About one minute and 46 seconds passed between the time officers first knocked on the front door at Linden’s house and when Farillas shot Linden, according to Gill’s letter. This police shooting marked the 20th of 30 in Utah that year, according to a database maintained by The Salt Lake Tribune.
A historic settlement
Months after Linden was shot, his parents filed an excessive force lawsuit against Salt Lake City police. The city settled the case in September by agreeing to pay out $3 million — the largest amount the city has ever agreed to pay in such a case.
Linden’s family at the time said Gill’s determination in the shooting was “long overdue” and called the settlement a “crucial step towards increasing awareness for those with mental health challenges,” according to a statement provided by their attorneys.
“SLC and SLCPD continue to deny liability for the shooting. ... However, their actions following the shooting demonstrate that they understood the wrong that had occurred despite legal arguments that could be advanced,” according to the statement.
The family on Friday called Gill’s decision “a significant backward step” in their “ongoing healing process,” and said that it represents a “miscarriage of justice and contributes to the steady erosion of trust by the public due to the many documented instances of police violence and brutality (both in Utah and throughout the Nation).”
They added in the statement that the ruling also “invites confusion” and “encourages” Salt Lake City police to deny allegations made against officers “regardless of the severity of the officer’s wrongdoing because of Mr. Gill’s unwillingness to prosecute.”
They asked media and others to investigate Gill’s “lack of prosecutions and to hold him accountable.”

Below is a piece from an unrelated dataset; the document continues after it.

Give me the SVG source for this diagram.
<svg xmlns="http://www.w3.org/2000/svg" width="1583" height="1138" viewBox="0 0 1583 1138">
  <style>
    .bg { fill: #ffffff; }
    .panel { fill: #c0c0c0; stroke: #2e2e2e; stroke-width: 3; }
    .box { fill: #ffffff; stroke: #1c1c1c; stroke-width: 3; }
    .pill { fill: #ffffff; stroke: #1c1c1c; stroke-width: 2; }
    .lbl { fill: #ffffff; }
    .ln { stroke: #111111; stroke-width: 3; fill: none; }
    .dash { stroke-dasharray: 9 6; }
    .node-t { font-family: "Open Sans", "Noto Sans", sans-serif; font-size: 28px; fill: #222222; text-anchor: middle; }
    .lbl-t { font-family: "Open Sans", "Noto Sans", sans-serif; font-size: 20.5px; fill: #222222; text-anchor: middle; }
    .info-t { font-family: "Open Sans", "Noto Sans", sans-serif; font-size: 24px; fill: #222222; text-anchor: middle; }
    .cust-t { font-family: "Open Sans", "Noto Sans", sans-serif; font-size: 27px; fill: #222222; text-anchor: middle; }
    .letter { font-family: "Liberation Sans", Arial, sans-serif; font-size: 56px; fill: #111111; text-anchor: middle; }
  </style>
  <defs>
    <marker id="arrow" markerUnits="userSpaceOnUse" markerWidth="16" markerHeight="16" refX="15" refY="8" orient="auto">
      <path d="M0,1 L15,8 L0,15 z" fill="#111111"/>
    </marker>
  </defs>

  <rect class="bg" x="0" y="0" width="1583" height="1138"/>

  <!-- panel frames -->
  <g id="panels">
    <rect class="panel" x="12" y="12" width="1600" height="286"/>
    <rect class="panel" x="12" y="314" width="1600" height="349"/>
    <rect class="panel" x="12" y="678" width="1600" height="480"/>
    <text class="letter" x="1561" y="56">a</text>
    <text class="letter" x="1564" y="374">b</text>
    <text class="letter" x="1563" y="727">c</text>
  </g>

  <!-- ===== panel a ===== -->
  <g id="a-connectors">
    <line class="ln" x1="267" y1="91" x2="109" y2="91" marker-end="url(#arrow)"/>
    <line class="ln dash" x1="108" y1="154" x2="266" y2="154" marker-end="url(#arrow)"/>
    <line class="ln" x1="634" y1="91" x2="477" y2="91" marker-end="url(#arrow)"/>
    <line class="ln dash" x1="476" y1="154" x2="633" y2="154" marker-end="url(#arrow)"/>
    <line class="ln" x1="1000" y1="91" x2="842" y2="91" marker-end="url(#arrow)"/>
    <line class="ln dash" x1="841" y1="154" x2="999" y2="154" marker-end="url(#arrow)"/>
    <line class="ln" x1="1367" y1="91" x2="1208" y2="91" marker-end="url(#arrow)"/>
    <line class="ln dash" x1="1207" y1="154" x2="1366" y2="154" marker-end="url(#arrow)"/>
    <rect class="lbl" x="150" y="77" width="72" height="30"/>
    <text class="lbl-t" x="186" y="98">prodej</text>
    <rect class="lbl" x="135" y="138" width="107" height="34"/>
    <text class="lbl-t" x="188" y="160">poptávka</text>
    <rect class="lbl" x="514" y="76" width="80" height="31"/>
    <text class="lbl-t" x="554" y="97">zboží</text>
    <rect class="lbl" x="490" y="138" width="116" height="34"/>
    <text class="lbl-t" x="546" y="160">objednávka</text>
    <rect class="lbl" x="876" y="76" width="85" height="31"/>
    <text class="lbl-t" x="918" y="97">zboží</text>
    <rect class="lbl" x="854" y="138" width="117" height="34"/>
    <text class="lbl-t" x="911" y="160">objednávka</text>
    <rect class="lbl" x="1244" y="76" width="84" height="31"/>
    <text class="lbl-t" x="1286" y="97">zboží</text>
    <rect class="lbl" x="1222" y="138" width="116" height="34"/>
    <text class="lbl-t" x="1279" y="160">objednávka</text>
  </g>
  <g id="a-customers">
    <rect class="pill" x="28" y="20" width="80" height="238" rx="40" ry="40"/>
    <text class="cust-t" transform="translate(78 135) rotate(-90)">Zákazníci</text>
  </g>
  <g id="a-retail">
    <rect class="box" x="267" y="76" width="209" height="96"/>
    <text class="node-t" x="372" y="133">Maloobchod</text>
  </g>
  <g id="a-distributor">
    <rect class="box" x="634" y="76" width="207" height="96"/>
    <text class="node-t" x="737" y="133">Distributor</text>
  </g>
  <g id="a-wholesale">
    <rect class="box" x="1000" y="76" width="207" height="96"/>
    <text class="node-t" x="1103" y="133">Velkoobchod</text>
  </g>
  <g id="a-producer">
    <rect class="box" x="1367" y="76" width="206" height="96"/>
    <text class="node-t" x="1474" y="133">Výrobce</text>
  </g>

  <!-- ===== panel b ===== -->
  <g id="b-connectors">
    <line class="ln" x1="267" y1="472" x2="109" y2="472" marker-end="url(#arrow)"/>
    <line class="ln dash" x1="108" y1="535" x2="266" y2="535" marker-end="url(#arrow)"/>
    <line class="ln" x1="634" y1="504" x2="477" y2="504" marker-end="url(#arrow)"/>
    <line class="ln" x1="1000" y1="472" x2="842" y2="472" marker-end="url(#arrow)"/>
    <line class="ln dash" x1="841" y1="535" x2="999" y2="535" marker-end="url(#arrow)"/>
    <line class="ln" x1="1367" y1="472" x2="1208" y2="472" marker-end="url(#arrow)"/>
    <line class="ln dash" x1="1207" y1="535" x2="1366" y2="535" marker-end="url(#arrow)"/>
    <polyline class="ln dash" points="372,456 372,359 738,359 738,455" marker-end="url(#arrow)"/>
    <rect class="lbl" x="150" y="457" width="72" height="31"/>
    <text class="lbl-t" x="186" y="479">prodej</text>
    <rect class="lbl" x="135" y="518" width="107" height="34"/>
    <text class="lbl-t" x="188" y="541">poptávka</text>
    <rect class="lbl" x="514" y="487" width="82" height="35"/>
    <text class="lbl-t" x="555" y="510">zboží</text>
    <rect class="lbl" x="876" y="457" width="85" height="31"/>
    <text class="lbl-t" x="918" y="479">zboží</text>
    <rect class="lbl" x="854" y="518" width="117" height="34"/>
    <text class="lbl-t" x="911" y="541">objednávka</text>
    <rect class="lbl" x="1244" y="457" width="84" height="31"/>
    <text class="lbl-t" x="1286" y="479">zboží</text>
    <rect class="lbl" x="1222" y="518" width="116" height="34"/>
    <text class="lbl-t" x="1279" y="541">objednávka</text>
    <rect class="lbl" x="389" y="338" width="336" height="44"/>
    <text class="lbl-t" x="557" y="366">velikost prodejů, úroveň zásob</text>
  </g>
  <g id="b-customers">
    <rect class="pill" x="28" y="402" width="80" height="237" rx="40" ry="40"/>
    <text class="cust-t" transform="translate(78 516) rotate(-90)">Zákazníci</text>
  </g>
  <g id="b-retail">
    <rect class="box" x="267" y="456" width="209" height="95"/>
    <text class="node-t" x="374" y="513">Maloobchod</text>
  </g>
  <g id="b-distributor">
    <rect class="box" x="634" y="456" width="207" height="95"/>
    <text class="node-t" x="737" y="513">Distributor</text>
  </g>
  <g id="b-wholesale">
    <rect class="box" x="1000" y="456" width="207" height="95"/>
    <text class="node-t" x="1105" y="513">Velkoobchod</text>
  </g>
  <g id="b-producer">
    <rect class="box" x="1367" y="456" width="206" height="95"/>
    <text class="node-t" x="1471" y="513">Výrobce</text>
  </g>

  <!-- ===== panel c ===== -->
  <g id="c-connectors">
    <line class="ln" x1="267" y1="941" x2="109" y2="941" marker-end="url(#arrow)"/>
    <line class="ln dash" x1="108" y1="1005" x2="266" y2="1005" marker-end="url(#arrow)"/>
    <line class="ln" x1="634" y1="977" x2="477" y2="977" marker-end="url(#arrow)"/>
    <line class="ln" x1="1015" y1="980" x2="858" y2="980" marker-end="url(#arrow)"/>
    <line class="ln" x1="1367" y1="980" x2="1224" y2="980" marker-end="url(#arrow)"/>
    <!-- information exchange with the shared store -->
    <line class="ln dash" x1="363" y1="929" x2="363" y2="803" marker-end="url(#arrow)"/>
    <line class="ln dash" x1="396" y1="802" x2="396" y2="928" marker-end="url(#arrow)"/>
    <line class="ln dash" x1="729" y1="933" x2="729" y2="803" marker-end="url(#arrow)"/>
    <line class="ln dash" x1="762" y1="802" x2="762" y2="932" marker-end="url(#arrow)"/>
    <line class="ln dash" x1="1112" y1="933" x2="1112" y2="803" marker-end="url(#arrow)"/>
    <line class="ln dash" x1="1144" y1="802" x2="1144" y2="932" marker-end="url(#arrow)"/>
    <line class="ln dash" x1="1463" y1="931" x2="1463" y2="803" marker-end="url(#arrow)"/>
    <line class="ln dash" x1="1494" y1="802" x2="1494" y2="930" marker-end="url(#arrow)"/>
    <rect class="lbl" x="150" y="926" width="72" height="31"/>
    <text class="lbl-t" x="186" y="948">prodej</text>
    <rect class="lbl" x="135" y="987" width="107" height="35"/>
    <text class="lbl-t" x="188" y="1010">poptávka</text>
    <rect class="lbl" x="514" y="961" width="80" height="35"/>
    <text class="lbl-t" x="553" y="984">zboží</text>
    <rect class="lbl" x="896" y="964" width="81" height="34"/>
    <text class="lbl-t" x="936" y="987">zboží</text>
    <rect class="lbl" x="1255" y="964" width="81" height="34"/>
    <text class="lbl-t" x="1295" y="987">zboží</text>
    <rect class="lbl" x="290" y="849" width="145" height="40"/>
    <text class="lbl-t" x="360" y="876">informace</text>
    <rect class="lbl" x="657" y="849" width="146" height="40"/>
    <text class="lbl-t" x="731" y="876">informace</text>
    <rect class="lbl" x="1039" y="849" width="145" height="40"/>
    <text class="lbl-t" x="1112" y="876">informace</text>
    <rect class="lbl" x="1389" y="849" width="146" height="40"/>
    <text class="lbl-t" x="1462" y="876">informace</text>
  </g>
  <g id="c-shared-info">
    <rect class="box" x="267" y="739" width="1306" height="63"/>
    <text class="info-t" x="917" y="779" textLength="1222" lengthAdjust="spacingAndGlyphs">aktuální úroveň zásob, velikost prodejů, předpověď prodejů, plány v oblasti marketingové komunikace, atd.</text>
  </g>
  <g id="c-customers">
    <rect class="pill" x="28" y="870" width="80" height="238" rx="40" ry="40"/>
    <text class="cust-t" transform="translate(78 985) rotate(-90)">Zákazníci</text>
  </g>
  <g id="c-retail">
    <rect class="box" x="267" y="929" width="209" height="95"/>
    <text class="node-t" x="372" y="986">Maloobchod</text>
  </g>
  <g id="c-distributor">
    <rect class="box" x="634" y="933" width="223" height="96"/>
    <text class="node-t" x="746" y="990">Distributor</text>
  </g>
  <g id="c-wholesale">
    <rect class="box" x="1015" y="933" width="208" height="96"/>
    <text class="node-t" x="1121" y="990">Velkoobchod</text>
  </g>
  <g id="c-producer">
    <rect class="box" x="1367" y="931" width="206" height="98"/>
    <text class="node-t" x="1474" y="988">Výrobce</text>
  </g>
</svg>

Gill’s office has reviewed more police shootings than any other in the state. He has filed charges against officers involved in such shootings three times, drawing harsh criticism from those in law enforcement. He dropped charges in two cases, and a judge dismissed the third after a preliminary hearing.

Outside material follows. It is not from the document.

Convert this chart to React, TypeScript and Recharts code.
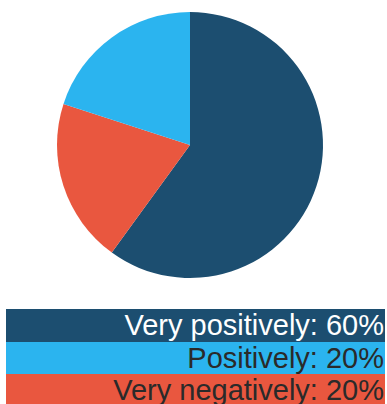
import React from "react";
import { PieChart, Pie, Cell, Legend } from "recharts";

const categories = ["Very positively", "Very negatively", "Positively"];
const values = [60, 20, 20];
const colors = ["#1c4e70", "#e9573f", "#2bb4ef"];
const legendOrder = ["Very positively", "Positively", "Very negatively"];
const legendTextColors = ["#ffffff", "#2a2a2a", "#2a2a2a"];

const data = categories.map((name, i) => ({ name, value: values[i], fill: colors[i] }));

const LegendContent = () => (
  <div style={{ width: 379 }}>
    {legendOrder.map((name, i) => {
      const idx = categories.indexOf(name);
      return (
        <div
          key={name}
          style={{
            background: colors[idx],
            color: legendTextColors[i],
            height: 32.5,
            lineHeight: "32px",
            fontSize: 29,
            fontFamily: "'Liberation Sans', Arial, sans-serif",
            textAlign: "right",
            paddingRight: 1,
            overflow: "hidden",
            whiteSpace: "nowrap",
          }}
        >
          {`${name}: ${values[idx]}%`}
        </div>
      );
    })}
  </div>
);

export default function App() {
  return (
    <div style={{ position: "absolute", left: 0, top: 0, background: "#fff" }}>
      <PieChart width={387} height={404} margin={{ top: 0, right: 0, bottom: 0, left: 0 }}>
        <Pie
          data={data}
          dataKey="value"
          nameKey="name"
          cx={190}
          cy={145}
          outerRadius={133}
          startAngle={90}
          endAngle={-270}
          stroke="none"
          isAnimationActive={false}
        >
          {data.map((d) => (
            <Cell key={d.name} fill={d.fill} />
          ))}
        </Pie>
        <Legend
          content={<LegendContent />}
          wrapperStyle={{ position: "absolute", left: 6, top: 309, width: 379 }}
        />
      </PieChart>
    </div>
  );
}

During the Friday news conference, Gill said that Utah’s use-of-force law “makes it almost near impossible for us to prosecute, to meet our burden of proof.”

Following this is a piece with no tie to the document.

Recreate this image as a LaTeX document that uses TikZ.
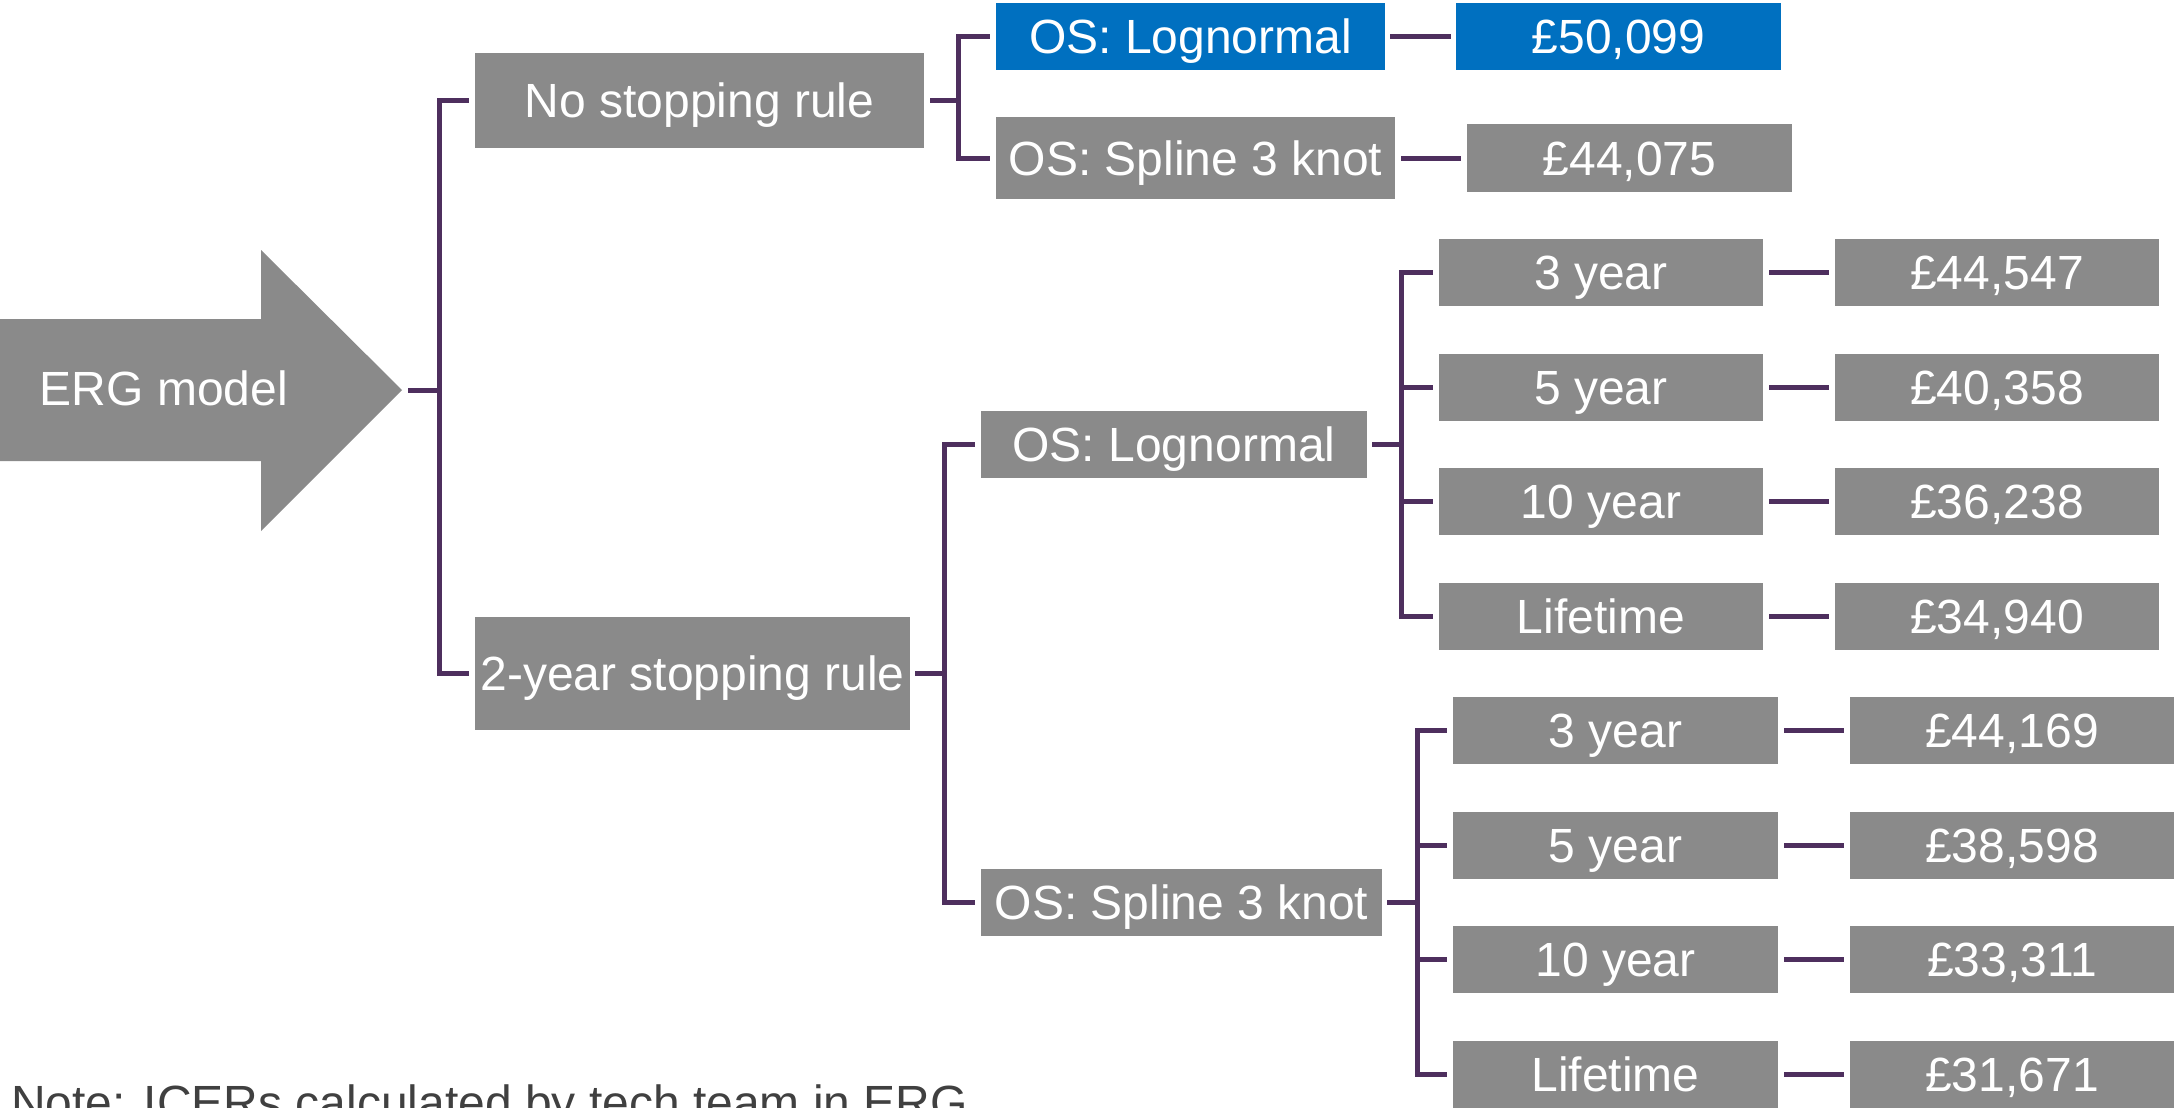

Additionally, lawmakers passed a bill in 2021 that Gill said adds “another hurdle” to prosecuting police shootings.
The law allows those accused of a crime to ask for a court hearing if they believe they acted in self-defense. For the case to continue, prosecutors must prove the accused was not acting in self-defense with “clear and convincing” evidence. (Those accused of attacking police officers are barred from requesting such a hearing.)
Gill on Friday said his office has proposed several reforms that would change the law to allow prosecutions in such cases.
Some suggestions, he said, include restricting officers from using the defense of justification when their own negligence led to a shooting, or when they made a “mistake of fact,” such as believing someone was armed when there was no evidence to suggest that.
A month after the 2020 shooting, Salt Lake City announced a partnership with KultureCity, an organization that trains first responders to handle interactions with people with sensory needs, such as Linden. All local first responders now receive this training.
In his statement Friday, Weisberg, with SLCPD, said the department has “invested in and has provided more resources for officers when they respond to people who are living with a mental health illness or are in crisis.”
“Additionally, the Salt Lake City Police Department continues to diversify its public safety response to include partnering with nationwide organizations that train officers on engaging with people living with sensory needs, mobile crisis outreach teams, utilizing the Salt Lake City Fire Department’s Community Health Access Team (CHAT), and the Salt Lake City Police Department’s social workers and the department’s Crisis Intervention Team (CIT),” Weisberg said.
A Salt Lake Tribune analysis of Utah police shootings between 2010 and 2020 showed more than 40% of cases involve someone in a mental health crisis — and experts said the true figure is likely higher.